How true this is. All mental progress is from darkness into light; all spiritual progress, from evening unto morning. It matters not that the light now is but a dim glimmering in comparison with what it may be. All success proceeds from first steps; all achievements begin at the beginning. This is only the first day. There is light beyond which now would dazzle the eyes. There are conquests beyond of which now the soul does not dream. The work is only begun. There are five days more five more grand steps of ascent into the realm of truly spiritual life, and then there is rest; then the full blessing of the Lord descends upon the soul, and heaven is won.
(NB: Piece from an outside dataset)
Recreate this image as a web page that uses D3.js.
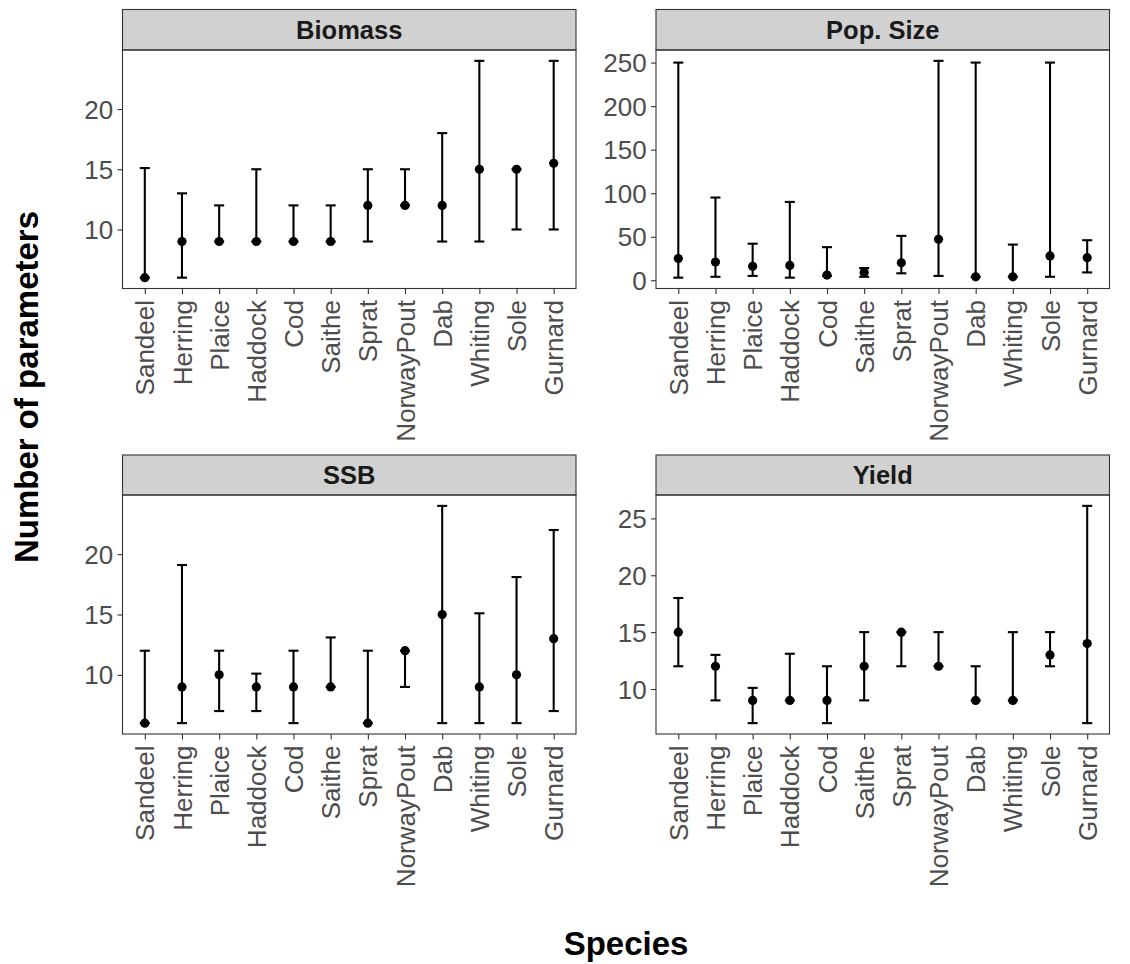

Thus, the opening chapter of God's Word to man is an epitome of the regeneration of the soul—a brief history of the passing stages of its upward way. What could possibly be more divinely appropriate? It is not a narrative of the creation of a poor little earth whereon is spent a mere point of human existence in its great eternity of life; but it is a history of that inward creation of a new will and understanding, in the spirit of which the soul shall live forever. How unworthy of any true idea of a message of God to man the one; how incomparably beautiful the other! The Lord's Word was not designed to chain our contemplations to earthly things—all that surrounds us here has power for that but to wing the thought in heavenward ways. It carries us not in the currents of temporal things, but it points to those of true eternal interest. Our allotted destiny is the regeneration of the soul. We were born to that end; we are to live in the light of that thought; we are to pass on with all preparations made. And will God set us down to an imperfect lesson in geology when the eternal welfare of the soul is at stake? Let us arise out of such wretched thoughts concerning his words of love, and reach out for loftier aspirations in respect to the wisdom we would ask from Him and for higher conceptions of the dignity of things Divine. So may we study his messages with some apprehension of their grandeur, and gain from his instructions more just ideas of true nobility of soul.